The joke is that Sandler doesn’t need anger management, but he sure needs something. Nicholson’s misaligned treatments, stamping all over every aspect of Sandler’s life, only makes him angrier, thus prolonging the sentence and digging him a deeper hole. It’s a conventional tale of escalating disaster, but Sandler never seemed to me like merely the suffering fool. He avoids the over the top outbursts of his pre-Punch Drunk persona, all but embodying the straight man to Nicholson’s antics. The much remarked upon “sweetness” of Anderson’s film is back too. But most interesting is the ambiguity he projects regarding his true mental state – a quality that frequently suggests there’s more to the movie than meets the eye.

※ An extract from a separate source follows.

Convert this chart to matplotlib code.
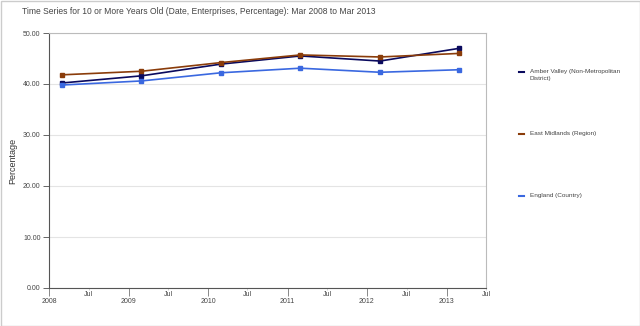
import matplotlib
matplotlib.use("Agg")
import matplotlib.pyplot as plt
import matplotlib.dates as mdates
from matplotlib.lines import Line2D
from matplotlib.patches import Rectangle
import datetime as dt

plt.rcParams['font.family'] = ['Liberation Sans', 'DejaVu Sans']

years = [2008, 2009, 2010, 2011, 2012, 2013]
amber_valley = [40.2, 41.6, 43.9, 45.5, 44.5, 47.0]
east_midlands = [41.8, 42.5, 44.2, 45.7, 45.3, 46.0]
england = [39.8, 40.6, 42.2, 43.1, 42.3, 42.8]

series_names = ["Amber Valley (Non-Metropolitan\nDistrict)",
                "East Midlands (Region)",
                "England (Country)"]
series_vals = [amber_valley, east_midlands, england]
colors = ["#0a0a5e", "#8a3c0a", "#3a68e0"]

title = "Time Series for 10 or More Years Old (Date, Enterprises, Percentage): Mar 2008 to Mar 2013"

dates = [dt.date(y, 3, 1) for y in years]

fig = plt.figure(figsize=(6.4, 3.26), dpi=100)
ax = fig.add_axes([49/640, 1-288/326, (486-49)/640, (288-33)/326])

for name, vals, c in zip(series_names, series_vals, colors):
    ax.plot(dates, vals, color=c, lw=1.2, marker='s', ms=2.3, zorder=3)

ax.set_xlim(dt.date(2008, 1, 1), dt.date(2013, 7, 1))
ax.set_ylim(0, 50)
ax.set_yticks([0, 10, 20, 30, 40, 50])
ax.set_yticklabels(["%.2f" % v for v in [0, 10, 20, 30, 40, 50]])
ax.yaxis.grid(True, color="#e4e4e4", lw=0.8)
ax.set_axisbelow(True)

ax.xaxis.set_major_locator(mdates.YearLocator())
ax.xaxis.set_major_formatter(mdates.DateFormatter('%Y'))
ax.xaxis.set_minor_locator(mdates.MonthLocator(bymonth=7))
ax.xaxis.set_minor_formatter(mdates.DateFormatter('%b'))

ax.tick_params(axis='x', which='major', length=6, width=0.7, color="#888888",
               labelsize=5, labelcolor="#444444", pad=1.5)
ax.tick_params(axis='x', which='minor', length=1.5, width=0.6, color="#cccccc",
               labelsize=5, labelcolor="#444444", pad=1)
ax.tick_params(axis='y', length=4, width=0.7, color="#666666",
               labelsize=5, labelcolor="#444444", pad=2)

for s in ['left', 'bottom']:
    ax.spines[s].set_color("#555555")
    ax.spines[s].set_linewidth(0.8)
for s in ['top', 'right']:
    ax.spines[s].set_color("#bbbbbb")
    ax.spines[s].set_linewidth(0.8)

ax.set_ylabel("Percentage", fontsize=6.5, color="#333333", labelpad=4)

fig.text(22/640, 1-12/326, title, fontsize=6.15, color="#444444", va='center', ha='left')

# legend
leg_y = [72, 134, 196]
for name, c, y in zip(series_names, colors, leg_y):
    fig.add_artist(Line2D([519/640, 524/640], [1-y/326, 1-y/326], color=c, lw=1.5,
                          transform=fig.transFigure))
    fig.text(530/640, 1-(y-3.5)/326, name, fontsize=4.6, color="#444444",
             va='top', ha='left', linespacing=1.6)

fig.add_artist(Rectangle((0.5/640, 0.5/326), 639/640, 325/326, fill=False,
                         edgecolor="#cccccc", lw=1, transform=fig.transFigure))

fig.savefig("out.png", dpi=100)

As it turns out, there sort of is – an ending that attempts to put another twist on everything we’ve seen. It’s utterly feeble – the ultimate proof of the film’s vacuousness. The only other thing of interest is the movie’s faint attempt to tap into contemporary paranoia – it has a few references to these being “difficult times,” and the Yankee Stadium climax, with that guest star, certainly comes across as an exercise in reassurance. The movie could easily have extended this line of inquiry, setting up Sandler as a funnel for contemporary jitteriness, but that’s more than it has in mind.



In fact, the film’s ultimately the most complacent kind of backslap to the audience – the kind of movie that assumes that if the cast is having fun, then so will we. Another assumption it makes: there can’t be any better entertainment than watching celebrities goofing around, so just about every supporting role is filled by a “name” – Heather Graham, Woody Harrelson, John Turturro. It’s like watching a particularly demeaning episode of Celebrity Fear Factor.

Still, it’s the kind of movie that at least has interesting flaws, and then there’s Sandler. It’s maybe a quarter of the way to being an intelligent dumb comedy.